Tag Archives: procedural terrain


I've been playing around with post-processing functions (so to speak) on the terrain heightfields. When I designed the current terrain engine, I did so in such a way that terrain chunks have some amount of overlap, with the idea being that a "small amount" of post-processing can be done on the heightfield while avoiding seams. Of course, the only way to do this for anything that requires information about surrounding heights is to compute some redundant information (i.e., to overlap tiles a bit) and discard it.

Inspired by http://www.decarpentier.nl/scape-procedural-extensions, I started playing with using finite differences to modulate the heightfield according to its normal vector. The results are very compelling, although I'm not getting as nice of results as Giliam yet, presumably because he's using an analytic derivative and distorting the input to the noise function, whereas I'm using a finite difference and just distorting texture coordinates.

Certainly looks promising.

GPU Terrain, Part III

Finally, all the kinks have been worked out (at least for now...) of the GPU terrain engine.  Borders are totally seamless, so there are no longer any visible artifacts of the chunk boundaries (note that those first-order discontinuities in the screenshot are from the Voronoi Noise, not the terrain engine!).  Looks pretty smooth!  I've also got a system in place that should allow for some advanced semi-global heightmap effects like erosion, though I've yet to really put it to the test.

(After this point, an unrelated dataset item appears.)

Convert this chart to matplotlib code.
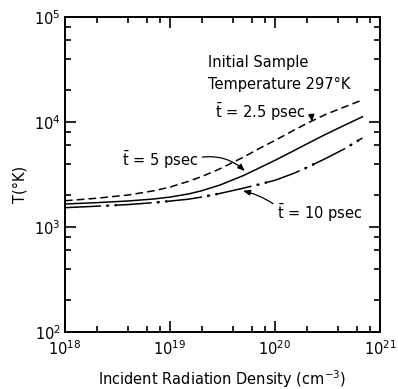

Great! Now, shall we make it adaptive? *shivers*

GPU Terrain, Part II

Implementing normal mapping really helped the appearance of the terrain - they can push the effective resolution of the terrains up by a factor of at least 16 or so. The screen shot this time is from a demo that runs at 60 fps on my laptop, unlike the previous one (which ran at ~10 fps on my laptop).

In addition, I've found that Voronoi noise (aka Worley noise) makes a very compelling basis function for the terrain!

GPU Terrain

I've finally admitted it to myself: CPU-based terrain generation just isn't smart, and it'll probably get crushed by all things GPU-based in the future. Sure, it makes threading and precision easier to deal with, but it doesn't make sense that my current terrain takes about the same amount of time to generate on my Intel HD Graphics-driven laptop and my 560GTX-powered desktop. Why on earth are all those processors going to waste?

So, here we go. My second endeavor into GPU-based terrain generation. I've already come farther than last time, when I gave it all up because of cracks that I thought were the result of GPU precision problems. I managed to solve the crack problem this time. Of course, my skirts were hiding the problems, but it still made me uneasy that tiles didn't line up perfectly - luckily, a little math solved that.

It may look like the screenshot is a regression from my previous shot, but, since it's GPU-generated, it definitely represents a step in a direction that I think will ultimately prove to be a worthwhile investment in the future of XDX's terrain engine. The terrain below is obviously simple: just a single layer of iterated value noise. Building up layers is the next step, and should be relatively easy with a few shaders.

Bigger Terrain

I started working with preliminary texturing on the terrain, aiming to get some pleasing variation in texture patterns. Everything is still horribly ugly due to the lack of nice textures for grass, dirt, etc. I'll have to go back and revisit procedural textures soon, as the texture quality is becoming an ever-more-noticeable bottleneck on this terrain.

The sky also looks a bit better now. It's not "real" in the technical sense, but at least the gradient looks better than before.

This terrain experiment is shaping up to be a decent little demo...I hope to evolve it into an integral part of the XDX engine over time.

Big Terrain: Now With Skirts!

Still working with the new terrain engine. I've decided that overlapping and praying just isn't the right approach - it's way too fragile. Constants like overlap factor and skirt displacement have to be tweaked to perfection in order to get a non-cracked terrain. Rather than spend my time searching for the perfect constants, I've opted for a more fool-proof approach: skirting.

So far, I'm extremely pleased with the results. After fooling with normals and texture coordinates for a bit, I've reached a point where I can't see any anomalies in distant terrain, other than discontinuous normals. Of course, the discontinuous normal problem is a common one and should be easy enough to fix.

When I get some more time, I'll start the arduous process of making it adaptive. Luckily, I expect to face far fewer threading errors this time, since the tiles operate totally independently of one another.